LAST EDITING TO LOWER WORD COUNT ADVICE:
This is the last and hardest part of the editing process for me. You can do this at any time in the process, but for me, I wait until the end of the grammar edits and proofing before I take my knife and start cutting and carving away at the story. The reason is, if I get all the editing done and I start carving, I’m a lot less likely to rewrite. The novel is written. It’s time to remove and tweak, not add to. Step #7 is to take a good, hard, honest look at your novel and remove anything that doesn’t 1) directly further the plot or 2) tell us something about a character that we absolutely need to know (character development). If a scene, a paragraph, a line, or even a single word doesn’t do either 1 or 2, you must cut it from the novel. Sadly, you’re likely not the best person to decide if something meets 1 or 2, so you need to find some good beta readers, hopefully ones familiar with writing and editing, and ask them to help you carve up your baby.
I’ll give you a bonus tip: After you finish writing your novel, walk away from it for AT LEAST one month before you begin carving it up.
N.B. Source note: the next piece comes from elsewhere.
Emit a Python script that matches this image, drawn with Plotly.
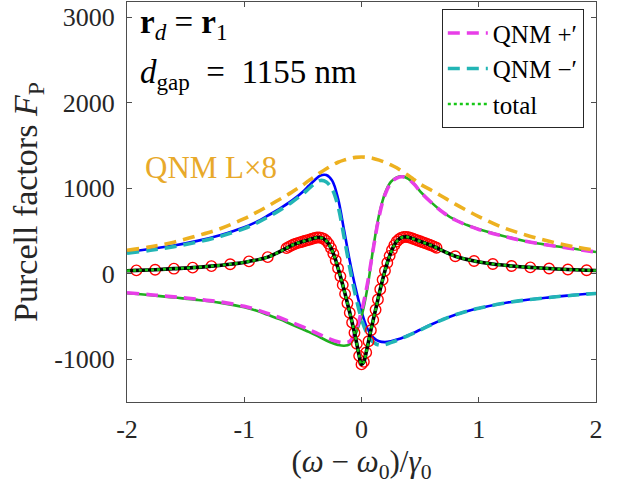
import plotly.graph_objects as go

# ---------------- data ----------------
x_grid = [-2.0, -1.8, -1.6, -1.4, -1.2, -1.0, -0.9, -0.8, -0.7, -0.6, -0.5, -0.45, -0.4,
          -0.35, -0.3, -0.25, -0.2, -0.15, -0.1, -0.05, 0.0, 0.05, 0.1, 0.15, 0.2, 0.25,
          0.3, 0.35, 0.4, 0.45, 0.5, 0.6, 0.7, 0.8, 0.9, 1.0, 1.2, 1.4, 1.6, 1.8, 2.0]

blue_solid = [255, 290, 330, 385, 455, 545, 605, 680, 760, 850, 960, 1030, 1095,
              1150, 1155, 1090, 880, 520, 150, -170, -440, -640, -745, -790, -800, -790,
              -770, -748, -718, -688, -655, -590, -530, -478, -437, -402, -347, -306, -276, -250, -228]

cyan_qnm_minus = [240, 275, 318, 372, 440, 530, 590, 662, 742, 832, 935, 995, 1055,
                  1092, 1075, 990, 790, 440, 70, -260, -530, -705, -800, -835, -828, -805,
                  -780, -752, -722, -692, -658, -593, -532, -480, -439, -404, -348, -307, -277, -251, -230]

green_solid = [-227, -250, -278, -305, -340, -392, -430, -480, -530, -590, -650, -680, -712,
               -745, -780, -810, -832, -842, -825, -705, -500, -170, 300, 690, 940, 1075,
               1128, 1140, 1110, 1050, 965, 830, 715, 630, 570, 520, 445, 382, 335, 295, 255]

magenta_qnm_plus = [-222, -245, -270, -298, -330, -380, -418, -465, -512, -566, -622, -652, -684,
                    -714, -745, -775, -795, -805, -790, -670, -440, -120, 290, 670, 925, 1060,
                    1120, 1135, 1108, 1048, 962, 828, 714, 629, 569, 519, 444, 381, 334, 294, 254]

orange_qnm_L8 = [275, 315, 370, 445, 530, 645, 715, 790, 870, 950, 1040, 1090, 1135,
                 1185, 1230, 1270, 1305, 1330, 1350, 1362, 1366, 1362, 1350, 1330, 1305, 1275,
                 1240, 1195, 1150, 1100, 1050, 975, 895, 815, 740, 670, 545, 455, 380, 320, 275]

total_x = [-2.0, -1.92, -1.76, -1.6, -1.44, -1.28, -1.12, -0.96, -0.8,
           -0.64, -0.62, -0.60, -0.58, -0.56, -0.54, -0.52, -0.50, -0.48, -0.46, -0.44, -0.42,
           -0.40, -0.38, -0.36, -0.34, -0.32, -0.30, -0.28, -0.26, -0.24, -0.22, -0.20, -0.18,
           -0.16, -0.14, -0.12, -0.10, -0.08, -0.06, -0.04, -0.02, 0.00, 0.02, 0.04, 0.06,
           0.08, 0.10, 0.12, 0.14, 0.16, 0.18, 0.20, 0.22, 0.24, 0.26, 0.28, 0.30,
           0.32, 0.34, 0.36, 0.38, 0.40, 0.42, 0.44, 0.46, 0.48, 0.50, 0.52, 0.54,
           0.56, 0.58, 0.60, 0.62, 0.64,
           0.8, 0.96, 1.12, 1.28, 1.44, 1.6, 1.76, 1.92, 2.0]
total_y = [35, 40, 48, 60, 72, 90, 112, 145, 195,
           300, 315, 330, 342, 353, 362, 370, 378, 386, 394, 402, 410,
           418, 424, 425, 420, 408, 385, 350, 300, 235, 158, 65, -30,
           -130, -235, -345, -455, -570, -690, -820, -960, -1060, -1030, -920, -790,
           -660, -540, -420, -300, -180, -70, 35, 130, 210, 280, 335, 378,
           405, 422, 430, 432, 428, 420, 410, 400, 390, 380, 370, 360,
           350, 340, 330, 318, 305,
           205, 150, 115, 92, 75, 62, 50, 42, 38]

x_tick_vals = [-2, -1, 0, 1, 2]
x_tick_text = ["-2", "-1", "0", "1", "2"]
y_tick_vals = [-1000, 0, 1000, 2000, 3000]
y_tick_text = ["-1000", "0", "1000", "2000", "3000"]

# ---------------- figure ----------------
FONT = "Liberation Serif"
TXT = "#262626"
fig = go.Figure()

fig.add_trace(go.Scatter(x=x_grid, y=blue_solid, mode="lines", showlegend=False,
                         line=dict(color="#0000FF", width=2.6, shape="spline")))
fig.add_trace(go.Scatter(x=x_grid, y=green_solid, mode="lines", showlegend=False,
                         line=dict(color="#1FAF1F", width=2.6, shape="spline")))
fig.add_trace(go.Scatter(x=x_grid, y=cyan_qnm_minus, mode="lines", name="QNM −′", legendrank=2,
                         line=dict(color="#22B5B5", width=3.6, dash="12px,7px", shape="spline")))
fig.add_trace(go.Scatter(x=x_grid, y=magenta_qnm_plus, mode="lines", name="QNM +′", legendrank=1,
                         line=dict(color="#E83EE8", width=3.6, dash="12px,7px", shape="spline")))
fig.add_trace(go.Scatter(x=x_grid, y=orange_qnm_L8, mode="lines", showlegend=False,
                         line=dict(color="#EDB120", width=3.6, dash="12px,7px", shape="spline")))
fig.add_trace(go.Scatter(x=total_x[1:-1], y=total_y[1:-1], mode="markers", showlegend=False,
                         marker=dict(symbol="circle-open", size=10.5, color="#FF0000",
                                     line=dict(color="#FF0000", width=1.4))))
fig.add_trace(go.Scatter(x=total_x, y=total_y, mode="lines", showlegend=False,
                         line=dict(color="#000000", width=3.6, shape="spline")))
fig.add_trace(go.Scatter(x=total_x, y=total_y, mode="lines", name="total", legendrank=3,
                         line=dict(color="#16C716", width=2.6, dash="dot", shape="spline")))

axis_common = dict(showline=True, linecolor="#4d4d4d", linewidth=1, mirror="allticks",
                   ticks="inside", ticklen=5, tickcolor="#4d4d4d", showgrid=False,
                   zeroline=False, automargin=False,
                   tickfont=dict(family=FONT, size=26, color=TXT))

fig.update_xaxes(range=[-2, 2], tickvals=x_tick_vals, ticktext=x_tick_text,
                 title=dict(text="(<i>ω</i> − <i>ω</i><sub>0</sub>)/<i>γ</i><sub>0</sub>",
                            font=dict(family=FONT, size=31, color=TXT), standoff=6),
                 ticklabelstandoff=4, **axis_common)
fig.update_yaxes(range=[-1500, 3180], tickvals=y_tick_vals, ticktext=y_tick_text,
                 title=dict(text="Purcell factors <i>F</i><sub>P</sub>",
                            font=dict(family=FONT, size=34, color=TXT), standoff=6),
                 ticklabelstandoff=6, **axis_common)

fig.add_annotation(xref="paper", yref="paper", x=0.024, y=0.945, xanchor="left", yanchor="middle",
                   text="<b>r</b><sub><i>d</i></sub> = <b>r</b><sub>1</sub>", showarrow=False,
                   font=dict(family=FONT, size=33, color="#000000"))
fig.add_annotation(xref="paper", yref="paper", x=0.024, y=0.82, xanchor="left", yanchor="middle",
                   text="<i>d</i><sub>gap</sub>\u2002=\u20021155 nm", showarrow=False,
                   font=dict(family=FONT, size=33, color="#000000"))
fig.add_annotation(xref="paper", yref="paper", x=0.034, y=0.5875, xanchor="left", yanchor="middle",
                   text="QNM L×8", showarrow=False,
                   font=dict(family=FONT, size=31, color="#E8A92A"))

fig.update_layout(
    width=618, height=487,
    margin=dict(l=127, r=22, t=2, b=85),
    paper_bgcolor="white", plot_bgcolor="white",
    legend=dict(x=0.974, y=0.982, xanchor="right", yanchor="top",
                bgcolor="white", bordercolor="#262626", borderwidth=1,
                font=dict(family=FONT, size=25, color="#000000"),
                traceorder="normal", tracegroupgap=0, itemwidth=40),
    showlegend=True,
)

fig.write_html("out.html", config={"displayModeBar": False},
               post_script="document.body.style.margin='0';")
You won’t be able to carve it up if you are too close to it. A year 1/2 after I wrote WHAT BROTHERS DO, I was finally able to slice out whole scenes. Prior to that time, I felt I needed every one of them. Today, it’s a 97,000 word novel (it started at over 120k), and it’s a much stronger, faster paced, better written piece of literature because of it.
Love and stuff,
PS: This advice works for short stories too.